Laut Aussagen von Rosatoms Generaldirektor Alexej Lichatschow von März 2024 plant Russland den Bau von 17 neuen Blöcken bis zum Jahr 2035, unter anderem im Ural, in Sibirien und im Fernen Osten.

SMR. Eine weitere neue Anlage entsteht in der geschlossenen Stadt Sewersk in der Oblast Tomsk: Der BREST-300 ist ein bleigekühlter schneller Brüter, der 2026 in Betrieb gehen soll. Im November 2024 begannen die Montagearbeiten für den Kondensator in der Turbinenhalle. Zudem laufen in Russland bereits die beiden eingangs erwähnten 32-MW-SMR auf dem KKW Akademik Lomonossow.

Im Jahr 2028 soll am Standort Ust-Kuiga (Jakutien) ein landbasierter SMR, basierend auf dem RITM-200N-Konzept, in Betrieb genommen werden. Eine entsprechende Standortgenehmigung wurde im April 2023 erteilt.

Im Autonomen Gebiet Tschukotka sollen zwei von vier „schwimmenden“ Reaktoren im Jahr 2028 in Betrieb genommen werden. Die Reaktoren sollen Strom für Projekte zur Erschließung von Erzgebieten liefern.

Weitere kleine Reaktoren sind in Jakutien und der Region Krasonjarsk geplant.

Ausland. Neben Projekten im Inland ist die expansive Ausrichtung der russischen Atomwirtschaft hervorzuheben. Russland baut bzw. plant KKW derzeit in Ägypten, Bangladesch, China, Indien, Türkei, Ungarn und Usbekistan; ein geplantes Projekt in Finnland wurde von finnischer Seite wegen des Einmarsches in die Ukraine abgebrochen. Zudem wird in Osteuropa noch eine Vielzahl von Reaktoren russischer bzw. sowjetischer Bauart betrieben.

Forschungsreaktoren

Laut Angaben der IAEA sind derzeit 54 Forschungsreaktoren in Russland in Betrieb, drei weitere werden gebaut – nirgendwo sonst werden so viele Forschungsreaktoren betrieben. Zählt man die abgeschalteten und teils schon zurückgebauten Anlagen dazu, kommt man auf weit über 100. Ein Großteil dieser Anlagen dient allerdings auch der militärischen Nutzung der Kernenergie.
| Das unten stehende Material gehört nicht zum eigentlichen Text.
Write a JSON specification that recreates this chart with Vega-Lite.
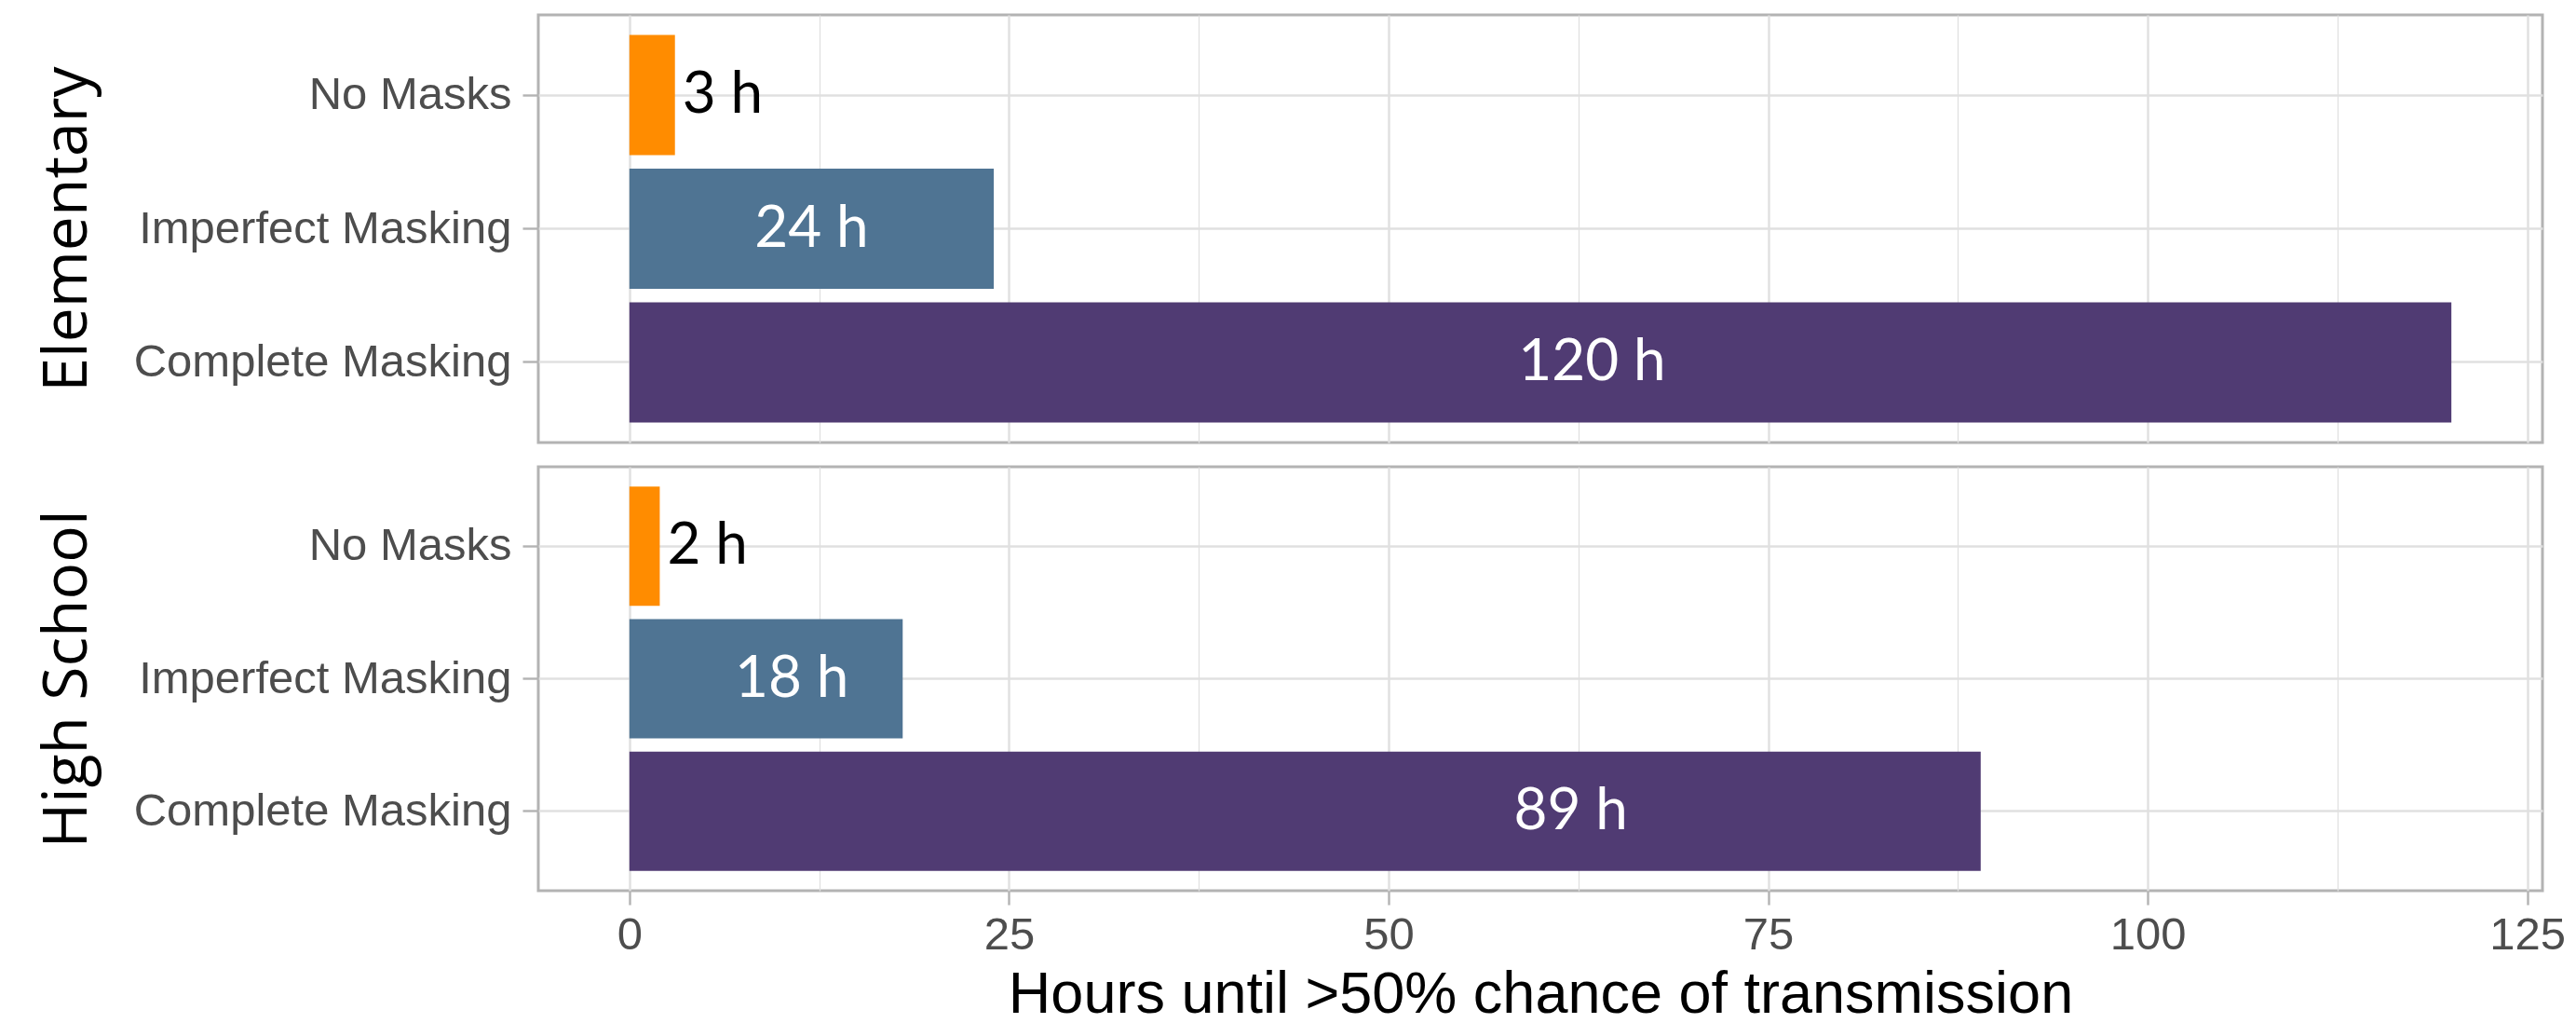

Anfang Februar 2024 teilte das zu Rosatom gehörige Bergbau- und Chemiekombinat mit, dass die Forschungs- und Entwicklungs-Arbeiten für das Projekt eines Flüssigsalz-Forschungsreaktors abgeschlossen sind und ein vorläufiges Design entwickelt wurde. Derzeit wird eine Baugenehmigung bis 2027 und eine Inbetriebnahme bis 2031 angestrebt. Für einen natriumgekühlten schnellen Mehrzweck-Forschungsreaktor am Physikalisch-Energetischen Institut A. I. Leipunski wurde Ende Februar 2024 mit der Produktion von Brennelementen begonnen.

Urananreicherung und -förderung

Eine wesentliche Rolle spielt Russland im Bereich der Uranförderung und -verarbeitung: Obwohl Russland nur 6 % der weltweiten Uranmenge (2023) fördert, werden in Russland über 20 % der Konversion und über 40 % der weltweiten Urananreicherung durchgeführt. Seit dem Beginn des Einmarsches in die Ukraine sind die westlichen Länder bemüht, diese Abhängigkeit zu reduzieren.